Chanter avec l’intelligence et le cœur
Au reste, il nous faut souvenir de ce que dit saint Paul, que les chansons spirituelles ne se peuvent bien chanter que de cœur. Or le cœur requiert l’intelligence. Et en cela (dit Saint Augustin) réside la différence entre le chant des hommes, et celui des oiseaux. Car une linotte, un rossignol, ou un perroquet chanteront bien, mais ce sera sans comprendre. Or le propre don de l’homme est de chanter en sachant ce qu’il dit. Après l’intelligence, doit suivre le cœur et l’affection : ce qui ne peut être que si nous avons le cantique imprimé en notre mémoire, pour ne jamais cesser de chanter. Aussi ce présent livre, ne serait-ce que pour cette raison, outre le reste qui a été dit, doit-il être en singulière recommandation à chacun qui désire se réjouir honnêtement, et selon Dieu, voire à son salut, et au profit de ses prochains.

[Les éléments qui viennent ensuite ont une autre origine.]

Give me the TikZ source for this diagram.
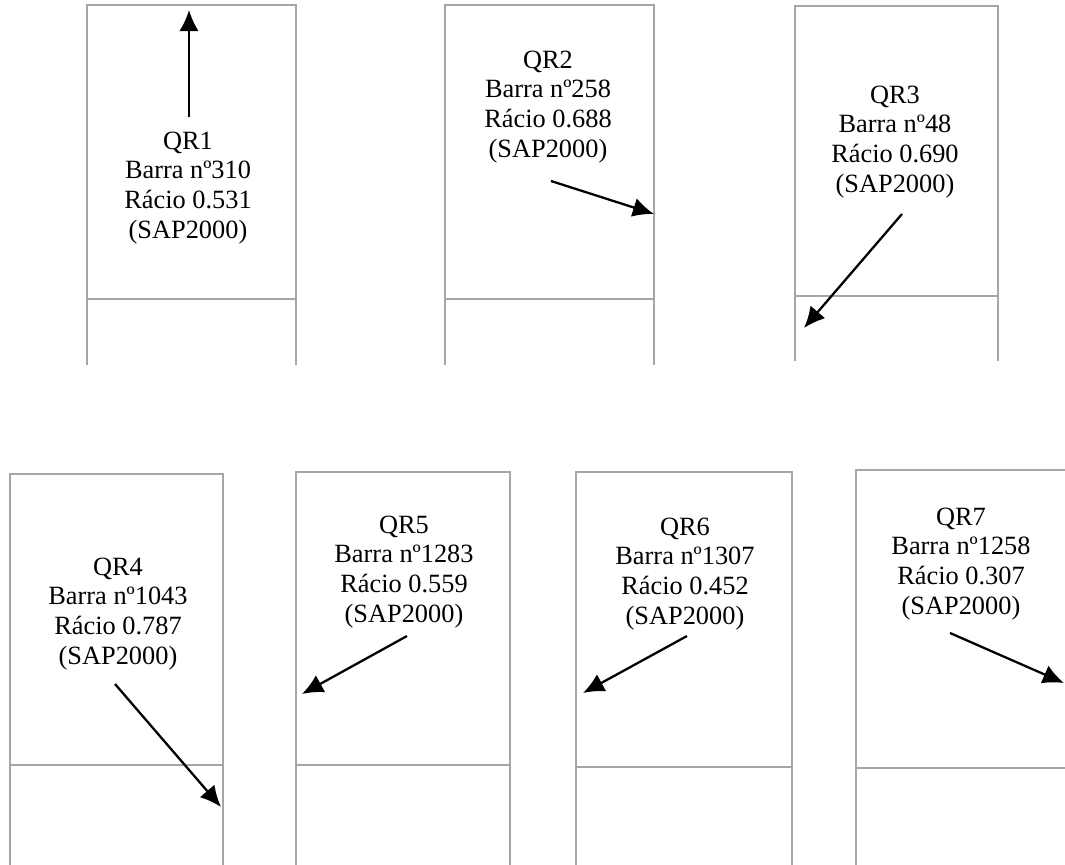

C’est pourquoi ce livre n’a guère besoin de mes recommandations, vu qu’en lui-même il porte son prix et sa gloire. Seulement que le monde soit si bien averti, qu’au lieu de chansons en partie vaines et frivoles, en partie sottes et lourdes, en partie sales et vilaines, et par conséquent mauvaises et nuisibles, dont il a usé jusqu’ici, il s’accoutume désormais à chanter ces divins et célestes cantiques avec le bon roi David. Touchant la mélodie, il a semblé préférable qu’elle fût sobre, comme c’est le cas dans ce recueil, afin qu’elle ait le poids et la majesté convenant au sujet, et même pour être propre à chanter en l’Église, selon ce qui a été dit.
Jean Calvin, Genève, le 10 de juin 1543.